Fuzz Testing remains an important part of any application or system QA process. Sometimes known as “fuzzing,” it is a software testing technique aimed at scrambling any input to an application — file formats, UI devices such as a keyboard and mouse, network protocol data, etc. — in an attempt to break its functionality. It sees wide use in security testing, among other QA scenarios.
We recently talked about Microsoft’s Project Springfield which is a Cloud-based fuzz testing application. No matter the audience for your company’s application development efforts, fuzz testing needs to be part of your QA arsenal. Let’s take a closer look at this vital part of the software testing process.

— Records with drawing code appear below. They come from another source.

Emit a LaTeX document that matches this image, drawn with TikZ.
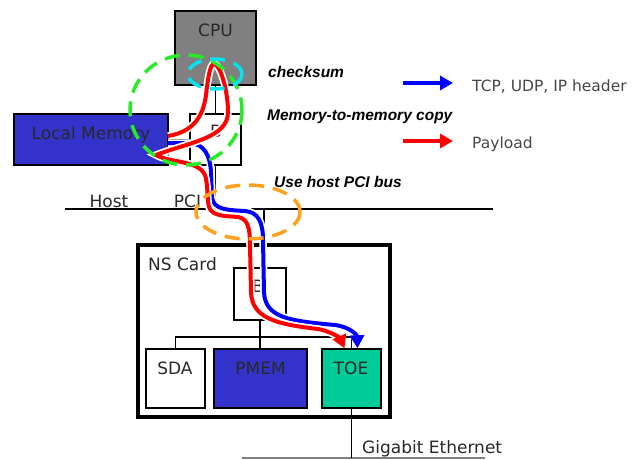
\documentclass[tikz,border=0pt]{standalone}
\usepackage{fontspec}
\setmainfont{DejaVu Sans}
\newfontfamily\notefont{Liberation Sans}
\usetikzlibrary{arrows.meta}
\definecolor{cpugray}{RGB}{128,128,128}
\definecolor{memblue}{RGB}{51,51,204}
\definecolor{toegreen}{RGB}{0,204,153}
\definecolor{ringgreen}{RGB}{40,235,40}
\definecolor{ringcyan}{RGB}{0,230,240}
\definecolor{ringorange}{RGB}{255,160,30}
\definecolor{txtgray}{RGB}{40,40,40}
\definecolor{leggray}{RGB}{70,70,70}

\begin{document}
\begin{tikzpicture}[x=1pt,y=-1pt,
  box/.style={draw=black, line width=1.5pt, inner sep=0pt},
  lbl/.style={anchor=base, inner sep=0pt, text=txtgray, font=\fontsize{17}{20}\selectfont},
  note/.style={anchor=base west, inner sep=0pt, font=\notefont\bfseries\itshape\fontsize{15.5}{18}\selectfont},
  leg/.style={anchor=base west, inner sep=0pt, text=leggray, font=\fontsize{15.5}{18}\selectfont},
  flow/.style={line width=4pt, preaction={draw=white, line width=7.5pt}, -{Triangle[length=13pt,width=14pt]}},
  ring/.style={line width=3.5pt, dash pattern=on 15pt off 9pt}]
  \useasboundingbox (0,0) rectangle (638,459);
  % host
  \node[box, fill=cpugray, minimum width=81, minimum height=74] (cpu) at (215.5,48) {};
  \node[box, fill=white, minimum width=51, minimum height=51] (hb) at (215.5,139.5) {};
  \node[box, fill=memblue, minimum width=154, minimum height=51] (lmem) at (91,139.5) {};
  \coordinate (pciL) at (65,209);
  \coordinate (pciR) at (493,209);
  \draw[line width=1.5pt] (pciL) -- (pciR);
  \draw[line width=1.5pt] (cpu.south) -- (hb.north);
  \draw[line width=1.5pt] (lmem.east) -- (hb.west);
  \draw[line width=1.5pt] (hb.south) -- (hb.south |- pciL);
  \node[lbl] (cpu-l) at (215.5,36) {CPU};
  \node[lbl] (lmem-l) at (91,139) {Local Memory};
  \node[lbl] (hb-l) at (216,137) {B};
  \node[lbl] (host-l) at (109,207) {Host};
  \node[lbl] (pci-l) at (187.5,207) {PCI};
  % NS card
  \node[draw, line width=4pt, minimum width=252, minimum height=172] (card) at (264,331) {};
  \draw[line width=1.5pt] (card.north |- pciL) -- (card.north);
  \node[box, fill=white, minimum width=52, minimum height=52] (nsb) at (260,294) {};
  \node[box, fill=white, minimum width=59, minimum height=59] (sda) at (175.5,378.5) {};
  \node[box, fill=memblue, minimum width=93, minimum height=59] (pmem) at (260.5,378.5) {};
  \node[box, fill=toegreen, minimum width=59, minimum height=59] (toe) at (351.5,378.5) {};
  \coordinate (ibus) at (0,337);
  \draw[line width=1.5pt] (sda.north) -- (sda.north |- ibus) -- (toe.north |- ibus) -- (toe.north);
  \draw[line width=1.5pt] (nsb.south) -- (nsb.south |- pmem.north);
  \coordinate (gbL) at (242,458);
  \coordinate (gbR) at (485,458);
  \draw[gray, line width=1.2pt] (gbL) -- (gbR);
  \draw[line width=1.5pt] (toe.south) -- (toe.south |- gbL);
  \node[lbl, anchor=base west] (card-l) at (148,270) {NS Card};
  \node[lbl] (nsb-l) at (258,292) {B};
  \node[lbl] (sda-l) at (175,374) {SDA};
  \node[lbl] (pmem-l) at (260.5,374) {PMEM};
  \node[lbl] (toe-l) at (351,374) {TOE};
  \node[lbl, anchor=base west] (gbe-l) at (362,453) {Gigabit Ethernet};
  % data paths
  \coordinate (bluein) at (168,143);
  \coordinate (bluetip) at ([xshift=6pt]toe.north);
  \coordinate (redin) at (168,136);
  \coordinate (redtip) at ([xshift=-7pt]toe.north);
  \draw[flow, blue] (bluein) -- (190,143)
    .. controls (204,144) and (210,155) .. (211,172) -- (212,197)
    .. controls (213,210) and (228,210) .. (245,211)
    .. controls (258,212) and (263,222) .. (263,240) -- (264,292)
    .. controls (265,318) and (290,321) .. (335,325)
    .. controls (350,327) and (357,335) .. (bluetip);
  \draw[flow, red] (redin) .. controls (192,132) and (203,118) .. (206,95)
    .. controls (208,78) and (210,64) .. (214,64)
    .. controls (220,64) and (228,90) .. (228,112)
    .. controls (228,138) and (190,142) .. (156,155)
    .. controls (170,163) and (198,160) .. (205,175)
    .. controls (208,183) and (207,200) .. (209,207)
    .. controls (212,217) and (228,216) .. (238,217)
    .. controls (248,219) and (250,228) .. (250,245) -- (251,292)
    .. controls (252,318) and (275,324) .. (318,329)
    .. controls (330,331) and (340,338) .. (redtip);
  % rings
  \draw[ring, ringgreen] (186,110) ellipse (56 and 55);
  \draw[ring, ringcyan] (215,74) ellipse (27 and 15);
  \draw[ring, ringorange] (248,212) ellipse (52 and 27);
  \node[note] (cks-l) at (268,77) {checksum};
  \node[note] (copy-l) at (267,120) {Memory-to-memory copy};
  \node[note] (bus-l) at (274,187) {Use host PCI bus};
  % legend
  \coordinate (legA) at (403,83);
  \coordinate (legB) at (453,83);
  \coordinate (legC) at (403,141);
  \coordinate (legD) at (453,141);
  \draw[flow, blue] (legA) -- (legB);
  \draw[flow, red] (legC) -- (legD);
  \node[leg] (hdr-l) at (472,91) {TCP, UDP, IP header};
  \node[leg] (pay-l) at (472,148) {Payload};
\end{tikzpicture}
\end{document}
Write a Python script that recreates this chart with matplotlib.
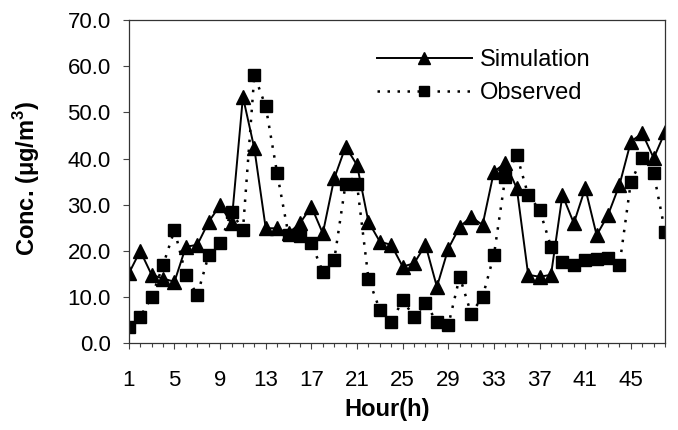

Breaking an Application’s Inputs
Vetting how an application handles its input — no matter the source — is the primary goal of fuzz testing. Considering the wide use SQL injection techniques in hacking, any program needs to be able to either restrict the kinds of data sent to it or properly recognize and deal with nefarious inputs. Just verifying that an app doesn’t crash isn’t good enough; the security of the entire computing infrastructure hosting a hacked application is at risk.
While primarily used for black-box testing, where invalid data is sent into an application, fuzz testing techniques are also leveraged in white-box testing to truly test how the source code handles faulty input data. It is also leveraged to see how if an app properly deals with any memory issues, including those dreaded crash-causing leaks.
Automation is primarily used for fuzz testing, although QA engineers and developers need to be closely involved in the process. Automated routines are able to combine fuzz and stress testing to great effect. It helps in ensuring proper code coverage, as well as finding bugs not yet defined by a test case.
Types of Fuzzers
There are two common types of fuzz testing applications, commonly known as fuzzers. Mutation fuzzers take existing input data patterns and modify or “mutate” them to create a variety of test data to vet the application’s inputs. On the other hand, generation fuzzers create the input data from scratch based upon specifications; these are sometimes known as specification-based fuzzers.
Leveraging both types helps ensure the complete testing of any application’s inputs.
Additional Resources on Fuzz Testing
While many existing QA frameworks include some fuzz testing functionality, there are also a variety of commercial and open source projects focused specifically on fuzzing. Of course, Project Springfield from Microsoft warrants another mention, especially if your organization builds Windows or Azure applications. Redmond is actively looking for partners to help spread the world about Springfield.
Defensics from Codenomicon is a commercial suite of security testing applications based on fuzz testing technology. Known for its support for over 270 network protocols, file formats, and interfaces, Defensics promises to be vital part of any QA shop’s test tool arsenal. It was the QA application that discovered the infamous Heartbleed vulnerability in 2014.
Shops interested in an open source fuzzing solution need to check out the Sulley Fuzzing Framework, downloadable on GitHub. This Python-based tool is fully automated and vets input data from network protocols, file formats, and command-line arguments. A tutorial is available on Scribd.
If your team isn’t already fuzzing as part of your QA process, use these resources to learn about the technique to ensure you deliver more secure applications to your customers.